Determine how many lines carry the word "this". Output that number only.

···

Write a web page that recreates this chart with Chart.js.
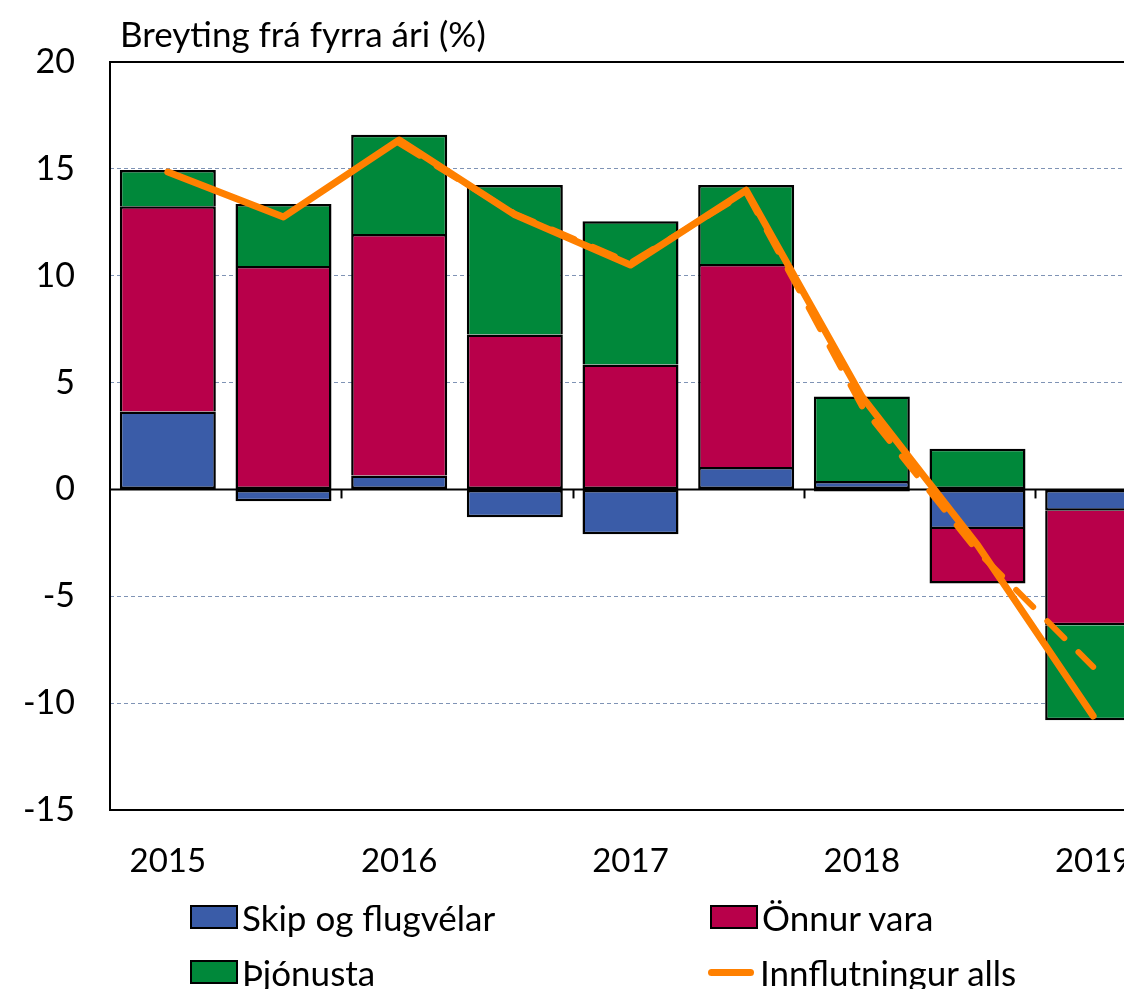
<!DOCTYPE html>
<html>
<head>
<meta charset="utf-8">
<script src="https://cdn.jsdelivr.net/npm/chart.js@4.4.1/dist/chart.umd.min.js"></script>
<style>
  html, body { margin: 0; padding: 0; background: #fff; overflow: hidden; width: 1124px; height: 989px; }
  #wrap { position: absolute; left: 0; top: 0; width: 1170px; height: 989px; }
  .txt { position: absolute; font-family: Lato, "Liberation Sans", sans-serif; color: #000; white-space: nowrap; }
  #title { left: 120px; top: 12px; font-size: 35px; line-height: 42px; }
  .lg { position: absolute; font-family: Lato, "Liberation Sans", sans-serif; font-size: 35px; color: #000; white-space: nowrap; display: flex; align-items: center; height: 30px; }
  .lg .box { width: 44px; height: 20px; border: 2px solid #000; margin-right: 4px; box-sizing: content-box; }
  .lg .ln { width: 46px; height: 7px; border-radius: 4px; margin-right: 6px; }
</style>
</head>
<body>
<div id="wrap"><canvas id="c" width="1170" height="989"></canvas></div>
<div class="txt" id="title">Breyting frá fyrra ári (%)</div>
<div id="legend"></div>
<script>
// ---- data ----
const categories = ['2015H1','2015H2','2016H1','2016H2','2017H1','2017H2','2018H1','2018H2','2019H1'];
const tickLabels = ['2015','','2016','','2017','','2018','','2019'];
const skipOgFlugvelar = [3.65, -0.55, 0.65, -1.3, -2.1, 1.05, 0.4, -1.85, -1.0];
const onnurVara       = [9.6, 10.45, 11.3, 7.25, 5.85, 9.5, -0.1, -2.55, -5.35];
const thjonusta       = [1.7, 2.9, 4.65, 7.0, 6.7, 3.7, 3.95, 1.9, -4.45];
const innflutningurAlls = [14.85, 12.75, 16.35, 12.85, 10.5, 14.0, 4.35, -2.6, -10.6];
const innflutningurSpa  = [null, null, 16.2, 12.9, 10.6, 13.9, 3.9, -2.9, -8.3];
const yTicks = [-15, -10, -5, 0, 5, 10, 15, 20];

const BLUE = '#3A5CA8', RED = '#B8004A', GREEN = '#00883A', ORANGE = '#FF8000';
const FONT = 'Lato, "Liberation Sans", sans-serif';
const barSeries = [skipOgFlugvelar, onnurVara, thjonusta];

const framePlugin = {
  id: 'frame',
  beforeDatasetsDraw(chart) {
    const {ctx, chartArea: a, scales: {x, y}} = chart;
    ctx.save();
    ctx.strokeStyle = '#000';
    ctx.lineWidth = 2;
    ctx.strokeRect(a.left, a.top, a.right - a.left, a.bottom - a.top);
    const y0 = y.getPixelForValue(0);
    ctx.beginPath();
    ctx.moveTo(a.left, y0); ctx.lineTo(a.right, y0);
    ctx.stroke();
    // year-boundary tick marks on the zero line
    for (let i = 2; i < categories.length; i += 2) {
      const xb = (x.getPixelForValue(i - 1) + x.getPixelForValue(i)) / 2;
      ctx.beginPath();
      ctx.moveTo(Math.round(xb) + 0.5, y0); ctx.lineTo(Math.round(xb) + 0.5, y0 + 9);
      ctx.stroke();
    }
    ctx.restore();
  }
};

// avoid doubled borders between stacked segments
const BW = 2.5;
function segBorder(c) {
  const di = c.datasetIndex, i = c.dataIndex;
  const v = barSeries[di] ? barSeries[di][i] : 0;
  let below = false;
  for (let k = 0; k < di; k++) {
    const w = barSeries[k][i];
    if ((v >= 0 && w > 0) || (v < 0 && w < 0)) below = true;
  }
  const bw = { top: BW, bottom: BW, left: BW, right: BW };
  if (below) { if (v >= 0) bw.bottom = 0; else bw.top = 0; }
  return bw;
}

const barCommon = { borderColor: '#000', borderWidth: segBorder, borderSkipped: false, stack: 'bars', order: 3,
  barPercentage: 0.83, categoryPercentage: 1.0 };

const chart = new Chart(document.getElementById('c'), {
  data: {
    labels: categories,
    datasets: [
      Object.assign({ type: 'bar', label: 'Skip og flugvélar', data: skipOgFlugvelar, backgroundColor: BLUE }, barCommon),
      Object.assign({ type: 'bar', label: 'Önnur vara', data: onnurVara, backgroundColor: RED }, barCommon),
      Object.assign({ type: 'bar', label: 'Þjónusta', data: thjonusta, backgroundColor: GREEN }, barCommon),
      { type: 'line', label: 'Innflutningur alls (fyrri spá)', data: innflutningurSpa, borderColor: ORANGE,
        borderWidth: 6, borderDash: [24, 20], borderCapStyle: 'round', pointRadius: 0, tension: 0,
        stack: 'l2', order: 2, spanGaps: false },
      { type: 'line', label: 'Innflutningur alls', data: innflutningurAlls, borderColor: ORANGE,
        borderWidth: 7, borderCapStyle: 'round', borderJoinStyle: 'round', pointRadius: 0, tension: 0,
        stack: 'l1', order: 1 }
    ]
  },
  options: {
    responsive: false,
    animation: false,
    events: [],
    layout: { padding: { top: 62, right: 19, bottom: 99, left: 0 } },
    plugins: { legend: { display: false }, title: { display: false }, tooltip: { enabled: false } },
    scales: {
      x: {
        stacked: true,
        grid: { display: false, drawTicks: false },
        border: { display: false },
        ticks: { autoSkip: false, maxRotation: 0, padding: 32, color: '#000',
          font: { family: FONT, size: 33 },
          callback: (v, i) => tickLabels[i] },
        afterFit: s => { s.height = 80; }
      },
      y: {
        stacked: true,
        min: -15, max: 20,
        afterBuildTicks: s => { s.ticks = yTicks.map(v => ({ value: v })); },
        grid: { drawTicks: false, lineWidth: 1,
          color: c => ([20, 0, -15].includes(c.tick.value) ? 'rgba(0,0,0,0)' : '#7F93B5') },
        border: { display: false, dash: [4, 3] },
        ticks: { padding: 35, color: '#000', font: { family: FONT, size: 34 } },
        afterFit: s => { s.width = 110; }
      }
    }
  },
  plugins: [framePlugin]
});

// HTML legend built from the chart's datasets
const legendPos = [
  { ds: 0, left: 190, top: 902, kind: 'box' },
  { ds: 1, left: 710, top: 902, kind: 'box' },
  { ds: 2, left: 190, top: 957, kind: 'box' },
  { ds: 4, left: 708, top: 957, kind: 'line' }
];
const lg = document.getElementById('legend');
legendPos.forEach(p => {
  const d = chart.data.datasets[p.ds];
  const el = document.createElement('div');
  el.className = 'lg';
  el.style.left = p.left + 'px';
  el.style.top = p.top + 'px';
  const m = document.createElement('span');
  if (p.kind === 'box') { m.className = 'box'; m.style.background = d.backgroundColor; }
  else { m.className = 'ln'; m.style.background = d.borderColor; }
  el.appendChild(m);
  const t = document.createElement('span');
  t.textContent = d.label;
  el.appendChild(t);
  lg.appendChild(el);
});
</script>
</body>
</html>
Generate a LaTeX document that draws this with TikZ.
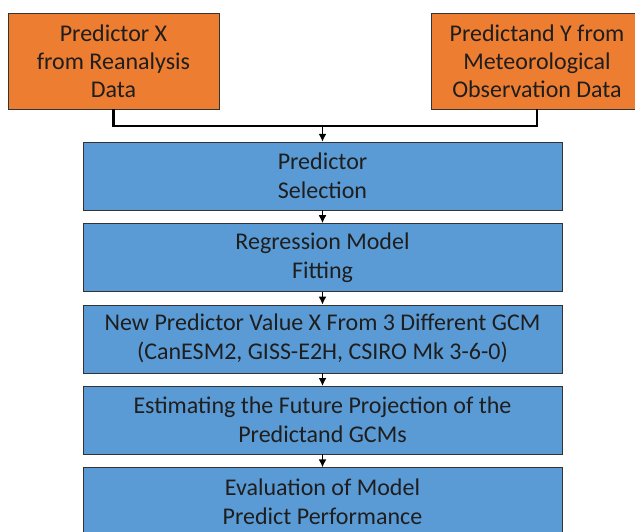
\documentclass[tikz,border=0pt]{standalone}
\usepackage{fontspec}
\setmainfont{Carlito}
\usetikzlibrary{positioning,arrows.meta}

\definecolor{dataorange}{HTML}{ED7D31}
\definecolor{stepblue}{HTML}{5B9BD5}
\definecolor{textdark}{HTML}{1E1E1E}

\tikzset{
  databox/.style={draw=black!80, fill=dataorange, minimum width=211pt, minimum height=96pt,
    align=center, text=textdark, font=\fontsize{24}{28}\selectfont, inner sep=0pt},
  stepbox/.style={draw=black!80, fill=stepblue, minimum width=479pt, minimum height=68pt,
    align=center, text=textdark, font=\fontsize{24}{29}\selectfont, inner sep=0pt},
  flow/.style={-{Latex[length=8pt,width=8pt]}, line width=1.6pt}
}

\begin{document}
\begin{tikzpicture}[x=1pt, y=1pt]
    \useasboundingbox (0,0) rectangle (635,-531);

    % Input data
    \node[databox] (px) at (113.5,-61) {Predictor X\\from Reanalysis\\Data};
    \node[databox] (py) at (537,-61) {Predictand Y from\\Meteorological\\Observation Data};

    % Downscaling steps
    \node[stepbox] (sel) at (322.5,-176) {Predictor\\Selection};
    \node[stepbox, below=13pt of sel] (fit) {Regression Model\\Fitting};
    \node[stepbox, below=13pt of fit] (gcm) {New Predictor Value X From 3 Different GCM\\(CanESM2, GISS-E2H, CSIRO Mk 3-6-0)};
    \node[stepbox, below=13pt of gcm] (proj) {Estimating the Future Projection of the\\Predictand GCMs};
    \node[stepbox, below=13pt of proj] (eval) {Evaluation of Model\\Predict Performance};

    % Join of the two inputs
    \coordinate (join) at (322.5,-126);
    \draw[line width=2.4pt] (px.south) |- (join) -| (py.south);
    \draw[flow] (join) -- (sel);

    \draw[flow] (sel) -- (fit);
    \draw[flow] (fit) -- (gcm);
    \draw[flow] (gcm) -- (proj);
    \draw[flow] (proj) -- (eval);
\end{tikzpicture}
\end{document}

···

| Reply |
2